Ava’s night is also taking a turn. In a postcoital convo, basking in the glow of a job well done by a true professional, Ava finds out that her paramour is not only a sex worker (that’s just what pays the bills); he’s really a magician. Worse: He is a bad magician. When he said, “Let me show you a trick,” I said, out loud, “Oh NO,” and I continued to say “Oh NO” to my screen when I saw that Deborah was spending the day after getting dumped sending an ungodly number of texts to Nico.

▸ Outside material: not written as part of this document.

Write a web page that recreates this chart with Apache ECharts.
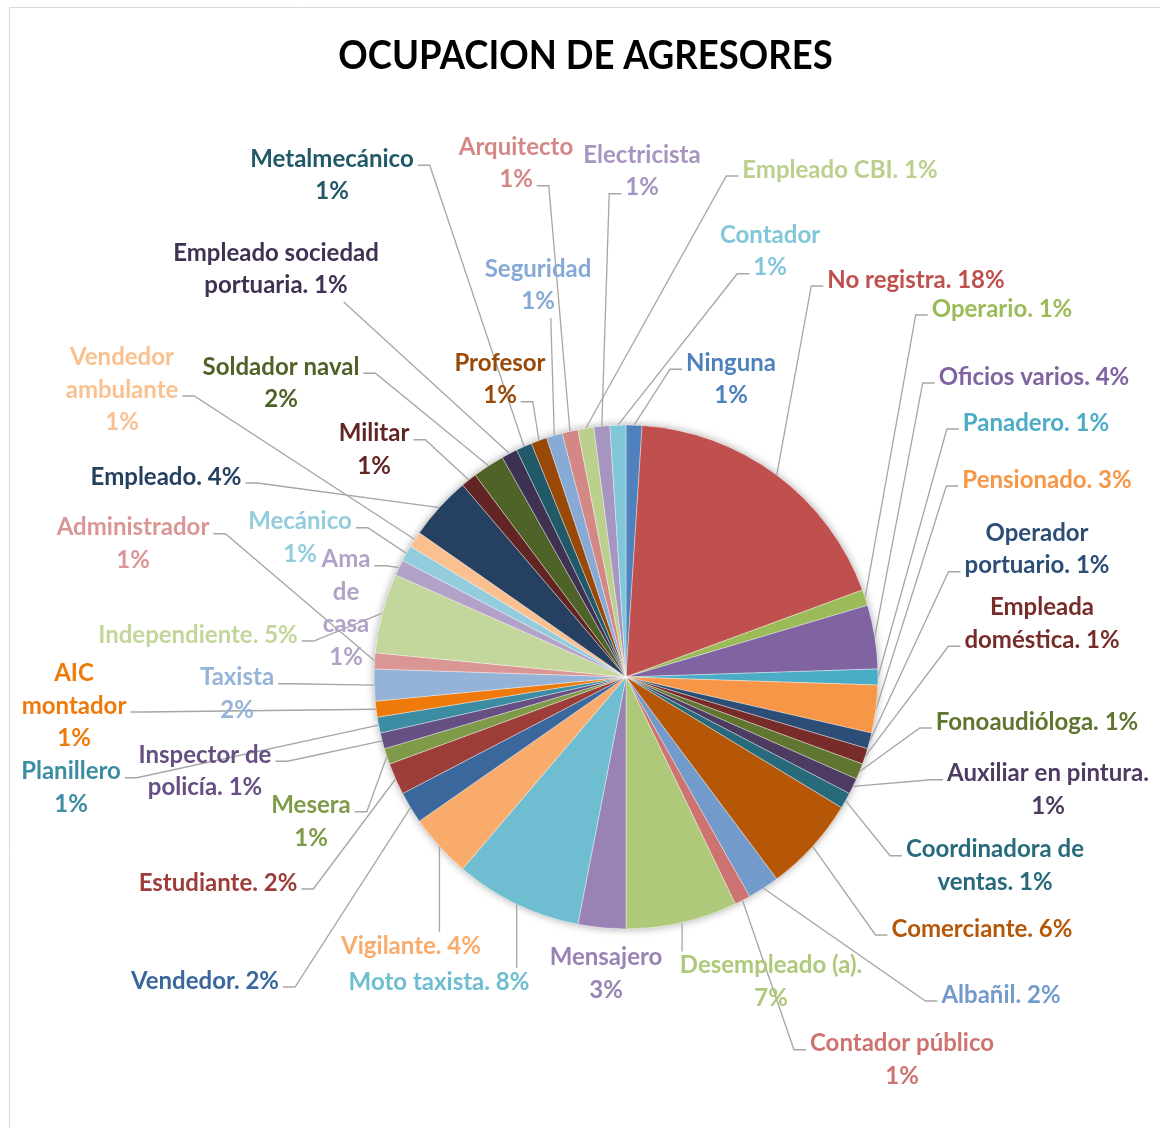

Ava and Deborah get in a very funny slapstick battle over Deborah’s phone, which Ava does ultimately win. She reports that Nico has blocked Deborah, meaning she’s attending the wedding alone. Ava is there as well, and I assumed the embarrassing thing for her would be her date running into a client, which does happen, but it’s not the embarrassing thing — his extremely satisfied customer, Mayor Jo, is all too happy to see Ava is also enjoying this “artist.” Instead, two worse things happen (I will let you be the judge of which one is the worst worse thing): (1) As Marty’s bride, actually age-appropriate Victoria, is walking down the aisle, the FBI burst in to report that she is Eleanor, not Victoria, and that she is under arrest for fraud, and (2) Ava’s date, indignant that Ava is mortified by his commitment to magic, dumps her and quits the sex work at which he excels to pursue magic full-time.
Deborah finds Marty hanging his head in shame. She is kind to him and he immediately pivots to proposing. While it’s very nice that he knows her middle name, she swiftly and tenderly rejects him. She says something sweet about how it is a gift to be their age and still take the risks that can get your heart broken. She offers Marty an AARP twist on a classic vow: If they’re both still single when they’re 100, she’ll marry him.
Off this pep talk, Deborah finds Marcus and tells him to do the Paradiso after all. She’ll pitch in! She misses working together; they could be partners. She even offers to be a silent investor, to which I say: Deborah, silent? Ooookay, I’ll believe that when I hear it, but I’m excited for this development! A new home for Deborah’s next residency, perhaps?
Apparently two dates and a (honestly, very understandable) misreading on Deborah’s part was enough to inspire Nico to write a song called “Funny Girl,” which includes the lyric “Funny how you lie so easily,” and it’s not not like a less-catchy version of “Such a Funny Way,” but Deborah probably didn’t listen to Man’s Best Friend (Bonus Track Version), so she does not make this connection. Instead she is horrified that only one side of the story is getting out, and it’s the one with a fan base that is calling her “chopped.” Fortunately, Ava can see this situation for what it really is: excellent promo for the Madison Square Garden show.